Malal Talla : «il fallait démarrer par la suppression des fonds politiques»
Pour Malal Talla, ce prétexte n’est pas convaincant. Il note que la première chose à faire avant la dissolution d’institution, c’est de respecter d’abord les promesses de campagne qui les concernent directement aujourd’hui, les fonds politiques et les caisses noires. «C’est le respect d’un engagement électoral. C’est un avant-goût pour la dissolution de l’Assemblée nationale. Le prétexte de rationalisation des dépenses de l’Etat en principe devrait démarrer par le respect de l’engagement de la suppression des fonds politiques de la Présidence, de la Primature, de l’Assemblée nationale et autres fonds des ministères. Si toutes ces caisses sont supprimées, le problème serait réglé. C’est ce qui est anormal, c’est le choix des promesses à respecter et à ne pas respecter. La caisse noire est toujours là», argue le rappeur.
Dans tous ses états, Malal Talla parle d’incohérence. «Techniquement, ils ne sont pas majoritaires à l’Assemblée. Ils ne sont plus en odeur de sainteté avec Taxawu Dakar.
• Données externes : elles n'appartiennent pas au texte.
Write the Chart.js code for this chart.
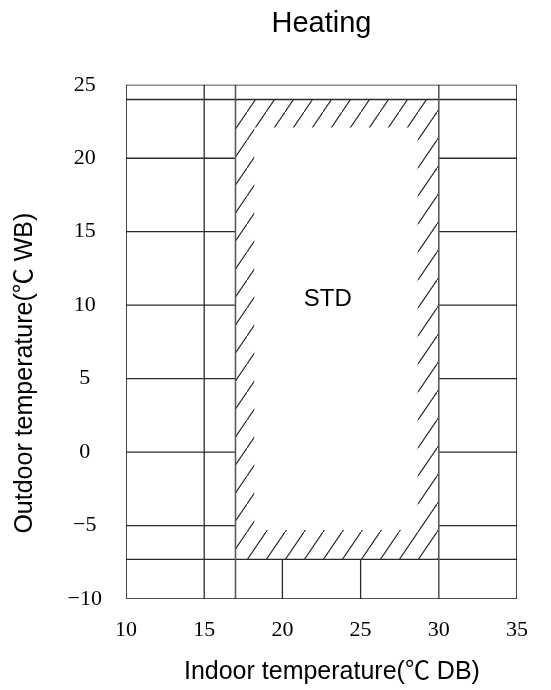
<!DOCTYPE html>
<html>
<head>
<meta charset="utf-8">
<script src="https://cdn.jsdelivr.net/npm/chart.js@4/dist/chart.umd.min.js"></script>
<style>
  html, body { margin: 0; padding: 0; background: #fff; }
  #wrap { width: 551px; height: 690px; }
</style>
</head>
<body>
<div id="wrap"><canvas id="chart"></canvas></div>
<script>
// Operating range chart - heating mode

// axis ranges / ticks
const xRange = [10, 35];
const yRange = [-10, 25];
const tickStep = 5;

// STD operating box (indoor DB x outdoor WB)
const stdX = [17, 30];
const stdY = [-7.3, 24];

// hatched band depth inside the box (left, right, bottom, top)
const hatchDepth = [1.2, 1.35, 2.0, 1.9];

// grid lines
const fullCols = [15];                       // full height verticals
const sideRows = [-5, 0, 5, 10, 15, 20];     // horizontals left/right of box only
const lowerCols = [20, 25];                  // short verticals under the box

const stdLabel = "STD";
const stdLabelAt = [22.9, 10.4];

const colors = {
  frame: "#1a1a1a",
  grid: "#2a2a2a",
  box: "#5a5a5a",
  hatch: "#1e1e1e",
  text: "#000000",
};

const sansFont = "'Liberation Sans', Arial, 'Noto Sans CJK SC', sans-serif";
const serifFont = "'Liberation Serif', 'Times New Roman', serif";

// turn [[x1,y1,x2,y2], ...] into one broken polyline
function segments(list) {
  const pts = [];
  list.forEach(([x1, y1, x2, y2]) => {
    pts.push({ x: x1, y: y1 }, { x: x2, y: y2 }, { x: null, y: null });
  });
  return pts;
}

function rect(x0, x1, y0, y1) {
  return [
    { x: x0, y: y0 }, { x: x1, y: y0 }, { x: x1, y: y1 },
    { x: x0, y: y1 }, { x: x0, y: y0 },
  ];
}

function makeHatch() {
  const w = 19, h = 28;
  const c = document.createElement("canvas");
  c.width = w;
  c.height = h;
  const g = c.getContext("2d");
  g.strokeStyle = colors.hatch;
  g.lineWidth = 1.1;
  g.beginPath();
  g.moveTo(-1, h + 1.5);
  g.lineTo(w + 1, -1.5);
  g.stroke();
  return g.createPattern(c, "repeat");
}

const frameLines = segments([
  [xRange[0], yRange[0], xRange[1], yRange[0]],
  [xRange[0], yRange[1], xRange[1], yRange[1]],
  [xRange[0], yRange[0], xRange[0], yRange[1]],
  [xRange[1], yRange[0], xRange[1], yRange[1]],
]);

const gridLines = segments([
  ...fullCols.map((x) => [x, yRange[0], x, yRange[1]]),
  ...sideRows.map((y) => [xRange[0], y, stdX[0], y]),
  ...sideRows.map((y) => [stdX[1], y, xRange[1], y]),
  [xRange[0], stdY[0], xRange[1], stdY[0]],
  [xRange[0], stdY[1], xRange[1], stdY[1]],
  ...lowerCols.map((x) => [x, yRange[0], x, stdY[0]]),
]);

const boxLines = segments([
  [stdX[0], yRange[0], stdX[0], yRange[1]],
  [stdX[1], yRange[0], stdX[1], yRange[1]],
]);

const hatchOuter = rect(stdX[0], stdX[1], stdY[0], stdY[1]);
const hatchInner = rect(
  stdX[0] + hatchDepth[0], stdX[1] - hatchDepth[1],
  stdY[0] + hatchDepth[2], stdY[1] - hatchDepth[3]
);

const lineStyle = { showLine: true, pointRadius: 0, spanGaps: false, fill: false };

const stdLabelPlugin = {
  id: "stdLabel",
  afterDatasetsDraw(chart) {
    const { ctx, scales } = chart;
    ctx.save();
    ctx.fillStyle = colors.text;
    ctx.font = `24px ${sansFont}`;
    ctx.textAlign = "center";
    ctx.textBaseline = "middle";
    ctx.fillText(stdLabel, scales.x.getPixelForValue(stdLabelAt[0]), scales.y.getPixelForValue(stdLabelAt[1]));
    ctx.restore();
  },
};

// trailing/leading blanks nudge the axis titles off-centre like the original
const nbsp = (n) => "\u00a0".repeat(n);

new Chart(document.getElementById("chart"), {
  type: "scatter",
  data: {
    datasets: [
      { ...lineStyle, data: frameLines, borderColor: colors.frame, borderWidth: 1.6, order: 0 },
      { ...lineStyle, data: boxLines, borderColor: colors.box, borderWidth: 1.6, order: 1 },
      { ...lineStyle, data: gridLines, borderColor: colors.grid, borderWidth: 1.3, order: 2 },
      { ...lineStyle, data: hatchInner, borderWidth: 0, fill: "shape", backgroundColor: "#ffffff", order: 3 },
      { ...lineStyle, data: hatchOuter, borderWidth: 0, fill: "shape", backgroundColor: makeHatch(), order: 4 },
    ],
  },
  options: {
    responsive: true,
    maintainAspectRatio: false,
    animation: false,
    layout: { padding: { top: 0, right: 34, bottom: 0, left: 0 } },
    plugins: {
      legend: { display: false },
      tooltip: { enabled: false },
      title: {
        display: true,
        text: "Heating",
        fullSize: false,
        color: colors.text,
        font: { family: sansFont, size: 29, weight: "normal" },
        padding: { top: 7, bottom: 43 },
      },
    },
    scales: {
      x: {
        type: "linear",
        min: xRange[0],
        max: xRange[1],
        grid: { display: false, drawTicks: false },
        border: { display: false },
        ticks: {
          stepSize: tickStep,
          padding: 18,
          color: colors.text,
          font: { family: serifFont, size: 22 },
          callback: (v) => String(v),
        },
        title: {
          display: true,
          text: nbsp(3) + "Indoor temperature(℃ DB)",
          color: colors.text,
          font: { family: sansFont, size: 25 },
          padding: { top: 0, bottom: 3 },
        },
        afterFit: (s) => { s.height = 91; },
      },
      y: {
        type: "linear",
        min: yRange[0],
        max: yRange[1],
        grid: { display: false, drawTicks: false },
        border: { display: false },
        ticks: {
          stepSize: tickStep,
          padding: 24,
          crossAlign: "center",
          color: colors.text,
          font: { family: serifFont, size: 22 },
          callback: (v) => (v < 0 ? "\u2212" + Math.abs(v) : String(v)),
        },
        title: {
          display: true,
          text: "Outdoor temperature(℃ WB)" + nbsp(9),
          color: colors.text,
          font: { family: sansFont, size: 25 },
          padding: { top: 10, bottom: 0 },
        },
        afterFit: (s) => { s.width = 126; },
      },
    },
  },
  plugins: [stdLabelPlugin],
});
</script>
</body>
</html>
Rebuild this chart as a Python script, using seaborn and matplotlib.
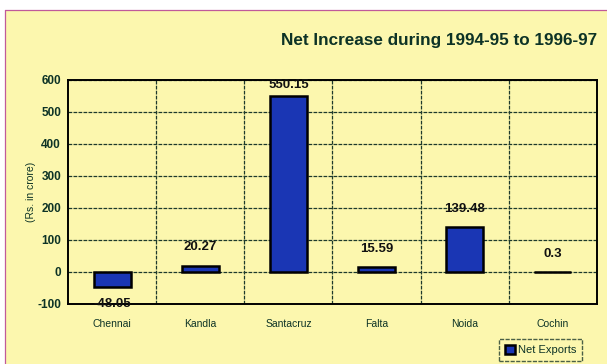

La majorité à l’Assemblée nationale ne peut pas dissoudre une institution qu’elle a mise en place. C’est incohérent, c’est écraser son propre patrimoine». Sur son avenir, Fou Malade ne s’en fait pas. «Me concernant en tant que membre récemment installé, si l’institution est dissoute, je continue mon travail dans les appareils que je faisais à travers Y’en a marre, Guédiawaye Hip Hop et la télé. Ma nomination était une manière d'institutionnaliser mon travail social. Maintenant, l’institution disparaît, je reprends mon travail. Du point de vue personnel, il n'y a pas de conséquence», conclut Fou Malade.